The same light shines through all the windows of the cathedral, but we interpret its story in many different ways. The light is the presence of God. And the way we see its colors are the ways of our particular faith.

There are, indeed, different responses to life in the cathedral of the world Rev. Church teaches.

Relativists say, “All the windows are basically the same, so it doesn’t matter where you stand."

Fundamentalists say, “The true light only shines through my window.”

And fanatics break all the other windows except theirs.

The light that shines through my Jewish window is the light of Torah and mitzvoth--those sacred obligations which link humanity to God. It is not the whole light.

But like Christianity, it is a refraction of God’s light, and that is why it is holy. That is also why the ministry of Calvary is holy, for this congregation too, is a refraction of the light of God.

The only hope for realizing the Kingdom of God preached by Jesus is a willingness to accept one another, regardless of our differences.
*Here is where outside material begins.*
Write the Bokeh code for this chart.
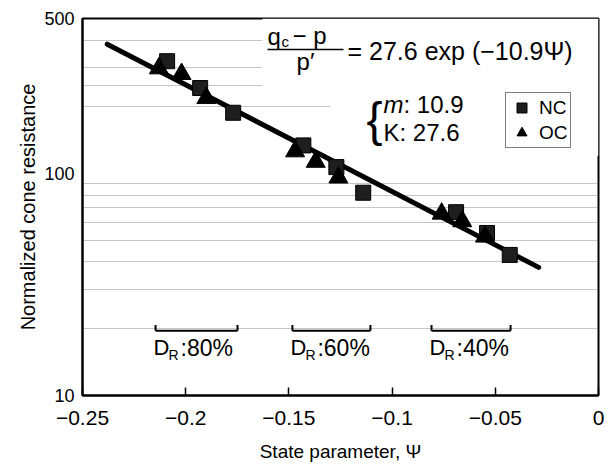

We differ in color and creed, but we share common convictions during this Lenten season and our destinies intertwine.

More on that tomorrow, but today, may each of us, no matter where we worship, live, or pray, hear God’s call to Abraham.

God didn’t tell Abraham to share a blessing or offer a blessing, God said, “V’hyeh b’racha,” Be a blessing.

May this Lenten/Passover season re-energize our commitment to be blessings, to be a blessing to all whose lives we touch and who touch ours. Amen.